● **RECORDS SHOWN**:
↓↓↓

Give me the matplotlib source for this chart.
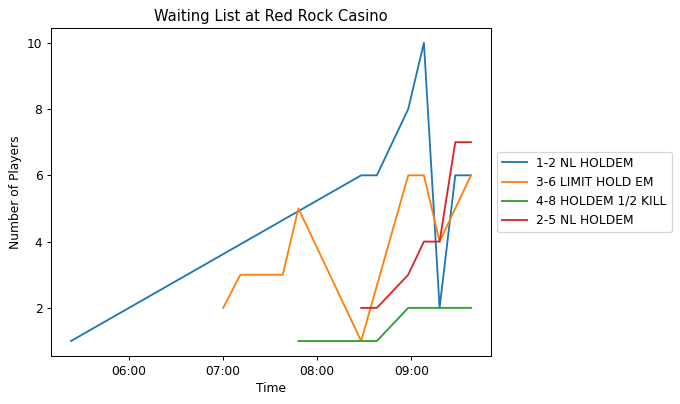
import matplotlib
matplotlib.use("Agg")
import matplotlib.pyplot as plt
import matplotlib.dates as mdates
import pandas as pd

day = "2023-01-01 "

nl12_times = ["05:23", "08:28", "08:38", "08:58", "09:08", "09:18", "09:28", "09:38"]
nl12_players = [1, 6, 6, 8, 10, 2, 6, 6]

limit36_times = ["07:00", "07:11", "07:38", "07:48", "08:28", "08:58", "09:08", "09:18", "09:38"]
limit36_players = [2, 3, 3, 5, 1, 6, 6, 4, 6]

kill48_times = ["07:48", "08:38", "08:58", "09:38"]
kill48_players = [1, 1, 2, 2]

nl25_times = ["08:28", "08:38", "08:58", "09:08", "09:18", "09:28", "09:38"]
nl25_players = [2, 2, 3, 4, 4, 7, 7]

series = [
    ("1-2 NL HOLDEM", nl12_times, nl12_players),
    ("3-6 LIMIT HOLD EM", limit36_times, limit36_players),
    ("4-8 HOLDEM 1/2 KILL", kill48_times, kill48_players),
    ("2-5 NL HOLDEM", nl25_times, nl25_players),
]

# the reference looks like a tight-cropped figure scaled down, so use a lower dpi
dpi = 88.5
fig, ax = plt.subplots(figsize=(680 / dpi, 404 / dpi), dpi=dpi)
fig.subplots_adjust(left=0.075, right=0.722, top=0.931, bottom=0.119)

for name, times, players in series:
    t = pd.to_datetime([day + s for s in times])
    ax.plot(t, players, label=name)

ax.xaxis.set_major_locator(mdates.HourLocator())
ax.xaxis.set_major_formatter(mdates.DateFormatter("%H:%M"))

ax.set_xlabel("Time")
ax.set_ylabel("Number of Players")
ax.set_title("Waiting List at Red Rock Casino")
ax.legend(loc="center left", bbox_to_anchor=(1, 0.5))

fig.savefig("out.png", dpi=dpi)
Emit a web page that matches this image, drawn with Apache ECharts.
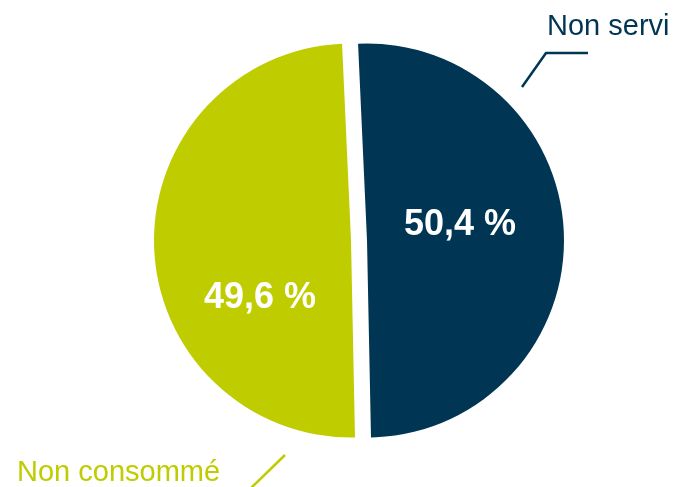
<!DOCTYPE html>
<html>
<head>
<meta charset="utf-8">
<script src="https://cdn.jsdelivr.net/npm/echarts@6/dist/echarts.min.js"></script>
<style>
html,body{margin:0;padding:0;background:#fff;}
#chart{width:674px;height:487px;}
</style>
</head>
<body>
<div id="chart"></div>
<script>
const categories = ['Non servi', 'Non consommé'];
const values = [50.4, 49.6];

const palette = ['#003653', '#bfcc00'];
const FONT = '"Liberation Sans", Arial, sans-serif';

const chart = echarts.init(document.getElementById('chart'), null, {renderer: 'canvas'});

// exploded pie: each slice drawn by its own series with a shifted center
const centers = [[367, 240.5], [351, 240.5]];
const innerPos = [[460, 225], [260, 298]];
const outerPos = [[547, 27], [17, 473]];
const outerLines = [
  [[522, 87], [546, 53], [588, 53]],
  [[285, 455], [250, 489], [200, 489]]
];

function sliceSeries(k, withFill) {
  return {
    type: 'pie',
    center: centers[k],
    radius: [0, 197],
    startAngle: 92.6,
    clockwise: true,
    avoidLabelOverlap: false,
    emphasis: {disabled: true, scale: false},
    animation: false,
    silent: true,
    data: categories.map((c, i) => ({
      name: c,
      value: values[i],
      itemStyle: {color: (i === k && withFill) ? palette[i] : 'rgba(0,0,0,0)'},
      label: {show: i === k},
      labelLine: {show: i === k && !withFill}
    })),
    label: withFill ? {
      position: 'inside',
      color: '#ffffff',
      fontFamily: FONT,
      fontWeight: 'bold',
      fontSize: 36,
      formatter: p => p.value.toFixed(1).replace('.', ',') + ' %'
    } : {
      position: 'outside',
      fontFamily: FONT,
      fontSize: 29,
      color: palette[k],
      formatter: '{b}'
    },
    labelLine: {lineStyle: {width: 2.5, color: palette[k]}},
    labelLayout: p => {
      if (p.dataIndex !== k) return {};
      if (withFill) {
        return {x: innerPos[k][0], y: innerPos[k][1], align: 'center', verticalAlign: 'middle'};
      }
      return {
        x: outerPos[k][0], y: outerPos[k][1], align: 'left', verticalAlign: 'middle',
        labelLinePoints: outerLines[k]
      };
    }
  };
}

chart.setOption({
  animation: false,
  series: [
    sliceSeries(0, true),
    sliceSeries(1, true),
    sliceSeries(0, false),
    sliceSeries(1, false)
  ]
});
</script>
</body>
</html>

↑↑↑

● **TASK GOAL**: Every line of text is to be repeated exactly; pictures are left out.

● **OUTPUT FOR THIS EXERCISE**:
Give me the matplotlib source for this chart.
import matplotlib
matplotlib.use("Agg")
import matplotlib.pyplot as plt
import matplotlib.dates as mdates
import pandas as pd

day = "2023-01-01 "

nl12_times = ["05:23", "08:28", "08:38", "08:58", "09:08", "09:18", "09:28", "09:38"]
nl12_players = [1, 6, 6, 8, 10, 2, 6, 6]

limit36_times = ["07:00", "07:11", "07:38", "07:48", "08:28", "08:58", "09:08", "09:18", "09:38"]
limit36_players = [2, 3, 3, 5, 1, 6, 6, 4, 6]

kill48_times = ["07:48", "08:38", "08:58", "09:38"]
kill48_players = [1, 1, 2, 2]

nl25_times = ["08:28", "08:38", "08:58", "09:08", "09:18", "09:28", "09:38"]
nl25_players = [2, 2, 3, 4, 4, 7, 7]

series = [
    ("1-2 NL HOLDEM", nl12_times, nl12_players),
    ("3-6 LIMIT HOLD EM", limit36_times, limit36_players),
    ("4-8 HOLDEM 1/2 KILL", kill48_times, kill48_players),
    ("2-5 NL HOLDEM", nl25_times, nl25_players),
]

# the reference looks like a tight-cropped figure scaled down, so use a lower dpi
dpi = 88.5
fig, ax = plt.subplots(figsize=(680 / dpi, 404 / dpi), dpi=dpi)
fig.subplots_adjust(left=0.075, right=0.722, top=0.931, bottom=0.119)

for name, times, players in series:
    t = pd.to_datetime([day + s for s in times])
    ax.plot(t, players, label=name)

ax.xaxis.set_major_locator(mdates.HourLocator())
ax.xaxis.set_major_formatter(mdates.DateFormatter("%H:%M"))

ax.set_xlabel("Time")
ax.set_ylabel("Number of Players")
ax.set_title("Waiting List at Red Rock Casino")
ax.legend(loc="center left", bbox_to_anchor=(1, 0.5))

fig.savefig("out.png", dpi=dpi)
Emit a web page that matches this image, drawn with Apache ECharts.
<!DOCTYPE html>
<html>
<head>
<meta charset="utf-8">
<script src="https://cdn.jsdelivr.net/npm/echarts@6/dist/echarts.min.js"></script>
<style>
html,body{margin:0;padding:0;background:#fff;}
#chart{width:674px;height:487px;}
</style>
</head>
<body>
<div id="chart"></div>
<script>
const categories = ['Non servi', 'Non consommé'];
const values = [50.4, 49.6];

const palette = ['#003653', '#bfcc00'];
const FONT = '"Liberation Sans", Arial, sans-serif';

const chart = echarts.init(document.getElementById('chart'), null, {renderer: 'canvas'});

// exploded pie: each slice drawn by its own series with a shifted center
const centers = [[367, 240.5], [351, 240.5]];
const innerPos = [[460, 225], [260, 298]];
const outerPos = [[547, 27], [17, 473]];
const outerLines = [
  [[522, 87], [546, 53], [588, 53]],
  [[285, 455], [250, 489], [200, 489]]
];

function sliceSeries(k, withFill) {
  return {
    type: 'pie',
    center: centers[k],
    radius: [0, 197],
    startAngle: 92.6,
    clockwise: true,
    avoidLabelOverlap: false,
    emphasis: {disabled: true, scale: false},
    animation: false,
    silent: true,
    data: categories.map((c, i) => ({
      name: c,
      value: values[i],
      itemStyle: {color: (i === k && withFill) ? palette[i] : 'rgba(0,0,0,0)'},
      label: {show: i === k},
      labelLine: {show: i === k && !withFill}
    })),
    label: withFill ? {
      position: 'inside',
      color: '#ffffff',
      fontFamily: FONT,
      fontWeight: 'bold',
      fontSize: 36,
      formatter: p => p.value.toFixed(1).replace('.', ',') + ' %'
    } : {
      position: 'outside',
      fontFamily: FONT,
      fontSize: 29,
      color: palette[k],
      formatter: '{b}'
    },
    labelLine: {lineStyle: {width: 2.5, color: palette[k]}},
    labelLayout: p => {
      if (p.dataIndex !== k) return {};
      if (withFill) {
        return {x: innerPos[k][0], y: innerPos[k][1], align: 'center', verticalAlign: 'middle'};
      }
      return {
        x: outerPos[k][0], y: outerPos[k][1], align: 'left', verticalAlign: 'middle',
        labelLinePoints: outerLines[k]
      };
    }
  };
}

chart.setOption({
  animation: false,
  series: [
    sliceSeries(0, true),
    sliceSeries(1, true),
    sliceSeries(0, false),
    sliceSeries(1, false)
  ]
});
</script>
</body>
</html>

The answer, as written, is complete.